Four years ago on New Year’s Day, while contemplating the intricate battle of good and evil depicted on the walls of Angkor Wat in Cambodia, I saw two of the Khmer Rouge’s chief killers—Pol Pot’s lieutenants, in effect—walking, unprotected, through the country they had devastated. Having turned themselves in to Cambodian authorities under an amnesty agreement, they were now free to enjoy a sight-seeing trip to their national monument, heedless of the people all around whom they had orphaned and whose lives they had reduced to zero. One of those victims, spotting the murderers strolling in the sunshine, turned white. But another, next to me, said: “Let it go. If we harm them, the cycle of violence will only continue.”
It is a sentiment you hear often in Asia, and one that humbles many of us who visit from the West. In Vietnam, people who lost daughters and brothers to the American war now embrace returning American veterans, if only because they sense that the patriotic thing to do is to embrace the (U.S.-dominated) future. Japan, a country reduced to ashes by America’s bombs, responded to defeat by throwing its arms around its conquerors, having decided that if you can’t beat them, you might as well join them—and do what they do even better. Whether out of pragmatism or real moral clarity, the old cultures of Asia, famous for their worship of ancestors, have often shown themselves ready to learn from their descendants.
To many on this side of the world, therefore, America’s dwelling—and dwelling—on its losses of two years ago appears unseemly. The firemen who gave their lives in the World Trade Center are heroes to inspire the world. And most Muslims regard the assault of a few fanatics as a blot on their religion, not a triumph. Yet America, determined not to look up from the event and to keep brandishing its wounds before the world, looks at times like an angry child who lacks the perspective of his elders. When a troublemaker tries to provoke you, even schoolboys know that you get the best of him by turning away and going about your business. Each time the U.S. revisits its sorrow, it provides Osama bin Laden with another victory and lives down to the terrorists’ caricatures of it.
The very tragedy that should have propelled America closer to the rest of the world, and made it more sympathetic to cultures that have suffered catastrophes of their own, has only pushed America deeper into itself. And at precisely the moment when it should be thinking about a global future—if nothing else, the attacks reminded us that the grievance of one place is the sorrow of every place—the U.S. is retreating into the past and a vision of “us” against “them.” America has acted in recent years as if to be on the receiving end of evil is, in itself, to be good. That being opposed to wrong is not the same thing as being right, that being a victim is not the same as being an innocent are ideas not warmly entertained of late in the land of the free.

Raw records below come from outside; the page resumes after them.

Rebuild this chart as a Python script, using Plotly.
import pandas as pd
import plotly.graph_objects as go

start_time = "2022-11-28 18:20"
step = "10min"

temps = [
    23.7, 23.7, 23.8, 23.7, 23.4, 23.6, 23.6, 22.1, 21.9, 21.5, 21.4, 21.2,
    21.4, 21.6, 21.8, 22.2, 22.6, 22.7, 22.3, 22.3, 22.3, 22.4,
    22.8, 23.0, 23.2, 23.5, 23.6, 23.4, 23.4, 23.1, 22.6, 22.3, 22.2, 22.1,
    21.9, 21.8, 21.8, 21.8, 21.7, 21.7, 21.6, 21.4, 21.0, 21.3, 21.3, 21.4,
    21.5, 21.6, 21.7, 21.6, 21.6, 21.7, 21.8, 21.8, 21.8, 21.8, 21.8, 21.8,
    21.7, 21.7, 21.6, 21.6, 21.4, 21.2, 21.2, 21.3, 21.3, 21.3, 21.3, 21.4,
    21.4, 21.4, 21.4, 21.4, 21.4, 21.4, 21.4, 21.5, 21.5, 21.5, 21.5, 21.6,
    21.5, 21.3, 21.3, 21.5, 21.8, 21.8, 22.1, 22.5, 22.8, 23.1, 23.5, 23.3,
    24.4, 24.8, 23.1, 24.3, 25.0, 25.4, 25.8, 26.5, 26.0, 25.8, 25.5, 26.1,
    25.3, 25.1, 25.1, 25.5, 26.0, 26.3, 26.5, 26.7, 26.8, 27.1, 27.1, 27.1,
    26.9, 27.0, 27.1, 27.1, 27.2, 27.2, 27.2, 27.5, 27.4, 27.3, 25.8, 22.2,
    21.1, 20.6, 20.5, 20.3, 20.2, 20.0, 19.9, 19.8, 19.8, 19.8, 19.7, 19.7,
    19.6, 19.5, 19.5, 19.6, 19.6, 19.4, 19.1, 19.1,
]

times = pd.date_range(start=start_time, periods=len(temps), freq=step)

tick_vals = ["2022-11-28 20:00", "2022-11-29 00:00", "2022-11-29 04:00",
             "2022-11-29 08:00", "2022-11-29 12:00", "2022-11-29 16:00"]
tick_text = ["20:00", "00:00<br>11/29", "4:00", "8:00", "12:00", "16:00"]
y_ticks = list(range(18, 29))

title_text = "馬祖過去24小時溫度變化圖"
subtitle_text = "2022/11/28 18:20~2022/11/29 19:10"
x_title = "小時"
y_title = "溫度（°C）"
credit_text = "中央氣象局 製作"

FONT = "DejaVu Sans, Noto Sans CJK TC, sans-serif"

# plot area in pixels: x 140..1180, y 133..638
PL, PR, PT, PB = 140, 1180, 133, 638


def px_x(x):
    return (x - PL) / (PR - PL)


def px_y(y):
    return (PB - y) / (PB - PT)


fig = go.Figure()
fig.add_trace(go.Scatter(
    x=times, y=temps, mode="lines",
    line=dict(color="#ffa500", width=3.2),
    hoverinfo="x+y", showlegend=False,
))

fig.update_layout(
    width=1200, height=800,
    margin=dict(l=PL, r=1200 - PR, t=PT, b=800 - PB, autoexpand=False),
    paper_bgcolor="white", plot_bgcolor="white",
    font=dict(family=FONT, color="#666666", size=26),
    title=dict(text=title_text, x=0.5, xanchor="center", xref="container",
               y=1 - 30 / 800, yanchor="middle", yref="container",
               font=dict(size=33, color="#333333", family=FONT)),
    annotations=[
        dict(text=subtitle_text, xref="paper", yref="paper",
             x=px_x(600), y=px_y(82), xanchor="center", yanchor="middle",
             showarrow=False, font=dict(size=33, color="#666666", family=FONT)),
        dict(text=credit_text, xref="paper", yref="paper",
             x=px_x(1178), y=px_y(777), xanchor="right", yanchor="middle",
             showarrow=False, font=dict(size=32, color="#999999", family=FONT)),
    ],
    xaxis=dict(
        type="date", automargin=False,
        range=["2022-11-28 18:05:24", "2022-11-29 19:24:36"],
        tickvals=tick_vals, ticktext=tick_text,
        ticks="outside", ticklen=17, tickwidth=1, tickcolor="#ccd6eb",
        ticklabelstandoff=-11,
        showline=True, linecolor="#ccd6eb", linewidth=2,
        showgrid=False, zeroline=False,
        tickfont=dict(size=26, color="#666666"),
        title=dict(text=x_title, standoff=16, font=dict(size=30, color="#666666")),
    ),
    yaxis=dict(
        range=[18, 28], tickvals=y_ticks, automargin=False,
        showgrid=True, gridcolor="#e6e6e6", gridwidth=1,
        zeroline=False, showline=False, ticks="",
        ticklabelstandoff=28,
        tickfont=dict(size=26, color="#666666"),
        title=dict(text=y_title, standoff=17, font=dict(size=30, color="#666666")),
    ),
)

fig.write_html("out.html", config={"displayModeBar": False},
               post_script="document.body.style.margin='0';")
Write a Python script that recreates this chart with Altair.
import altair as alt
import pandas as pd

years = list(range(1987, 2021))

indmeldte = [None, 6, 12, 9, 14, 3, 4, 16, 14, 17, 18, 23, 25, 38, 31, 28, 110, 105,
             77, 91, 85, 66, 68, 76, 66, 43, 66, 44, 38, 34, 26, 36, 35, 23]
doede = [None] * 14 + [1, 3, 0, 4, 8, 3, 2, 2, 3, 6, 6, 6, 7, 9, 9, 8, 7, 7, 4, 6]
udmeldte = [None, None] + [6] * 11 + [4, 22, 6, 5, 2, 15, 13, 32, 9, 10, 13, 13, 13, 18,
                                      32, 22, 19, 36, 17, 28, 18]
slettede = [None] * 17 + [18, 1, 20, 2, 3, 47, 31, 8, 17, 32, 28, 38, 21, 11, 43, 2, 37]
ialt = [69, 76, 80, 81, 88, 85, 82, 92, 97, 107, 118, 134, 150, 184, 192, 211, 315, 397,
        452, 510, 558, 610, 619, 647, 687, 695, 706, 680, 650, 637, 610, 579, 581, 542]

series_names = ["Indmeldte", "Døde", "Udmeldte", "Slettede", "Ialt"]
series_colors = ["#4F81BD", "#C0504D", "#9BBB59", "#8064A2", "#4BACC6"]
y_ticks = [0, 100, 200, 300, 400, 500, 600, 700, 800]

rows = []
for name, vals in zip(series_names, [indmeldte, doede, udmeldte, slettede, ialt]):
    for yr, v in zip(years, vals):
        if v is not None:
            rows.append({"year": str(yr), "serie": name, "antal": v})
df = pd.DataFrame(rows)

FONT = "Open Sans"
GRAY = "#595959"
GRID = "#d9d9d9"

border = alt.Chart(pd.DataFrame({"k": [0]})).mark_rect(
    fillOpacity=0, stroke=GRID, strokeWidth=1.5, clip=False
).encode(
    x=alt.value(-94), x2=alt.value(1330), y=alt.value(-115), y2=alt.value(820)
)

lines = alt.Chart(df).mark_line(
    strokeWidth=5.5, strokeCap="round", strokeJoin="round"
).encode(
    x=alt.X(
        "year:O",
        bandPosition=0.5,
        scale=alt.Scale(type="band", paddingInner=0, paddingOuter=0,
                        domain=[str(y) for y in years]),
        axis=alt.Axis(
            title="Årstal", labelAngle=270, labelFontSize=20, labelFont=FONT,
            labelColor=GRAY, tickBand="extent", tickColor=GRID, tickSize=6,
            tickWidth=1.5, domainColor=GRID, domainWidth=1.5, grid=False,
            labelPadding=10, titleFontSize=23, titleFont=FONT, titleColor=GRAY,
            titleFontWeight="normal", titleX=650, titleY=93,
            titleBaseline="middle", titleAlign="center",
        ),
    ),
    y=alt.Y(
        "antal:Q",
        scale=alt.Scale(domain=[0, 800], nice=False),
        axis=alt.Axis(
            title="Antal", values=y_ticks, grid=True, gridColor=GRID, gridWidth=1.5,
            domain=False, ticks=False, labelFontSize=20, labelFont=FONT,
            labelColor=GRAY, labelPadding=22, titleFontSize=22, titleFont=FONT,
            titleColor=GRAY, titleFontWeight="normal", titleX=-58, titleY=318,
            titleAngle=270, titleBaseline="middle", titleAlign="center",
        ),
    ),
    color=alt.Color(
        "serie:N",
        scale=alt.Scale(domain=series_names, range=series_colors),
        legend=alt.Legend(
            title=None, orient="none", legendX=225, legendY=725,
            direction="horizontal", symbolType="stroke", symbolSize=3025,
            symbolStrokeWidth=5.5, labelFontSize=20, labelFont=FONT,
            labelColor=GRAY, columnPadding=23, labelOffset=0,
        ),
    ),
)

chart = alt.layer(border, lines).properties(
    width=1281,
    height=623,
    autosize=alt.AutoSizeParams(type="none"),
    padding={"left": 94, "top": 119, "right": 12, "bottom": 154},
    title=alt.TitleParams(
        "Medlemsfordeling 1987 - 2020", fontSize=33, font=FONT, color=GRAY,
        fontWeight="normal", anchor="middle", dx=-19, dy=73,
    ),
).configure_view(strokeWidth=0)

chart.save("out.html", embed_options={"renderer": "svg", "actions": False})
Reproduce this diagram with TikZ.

Everyone who suffers a terrible loss grieves over it and remembers its anniversary; not to do so would seem scarcely human. And in the case of America, which has been shielded for so long from terrorism at home, the 9/11 attacks possessed a force that more weathered cultures have forgotten. But the older cultures, having extended a hand toward America at its time of need, can reasonably feel now that the U.S., in its rage, has swatted them away. And the imbalance of the world—whereby so much power and money lie with one of its youngest nations—is compounded by that deeper imbalance whereby almost every nation knows more about America than America knows about every other nation. Each reiteration of the 9/11 tragedy can make it seem as if the U.S. is stressing its losses to the exclusion of those in Bali or Bombay or East Africa; when more than 120,000 people died in a flood in Bangladesh in 1991—40 times as many casualties as on 9/11—I do not remember my neighbors in California showing much concern.
It is said that the Buddha, walking through a park one day, came upon some picnickers who were furious at a woman who had made off with their goodies. “What is more important?” he asked them. “To look for the woman, or to look for yourself?” We are the shapers of our own destiny, he was saying, and it is up to us to reflect upon what we may have done to invite calamity, and how we can prevent it from happening again. Whether Buddhist or not, that spirit is still visible in Asia today. The older cultures on this continent learn daily from the enterprise, dynamism and evergreen hopefulness of the world’s youngest power. But they can be forgiven some wistfulness if the U.S., in return, shows no signs of wanting to learn anything from them.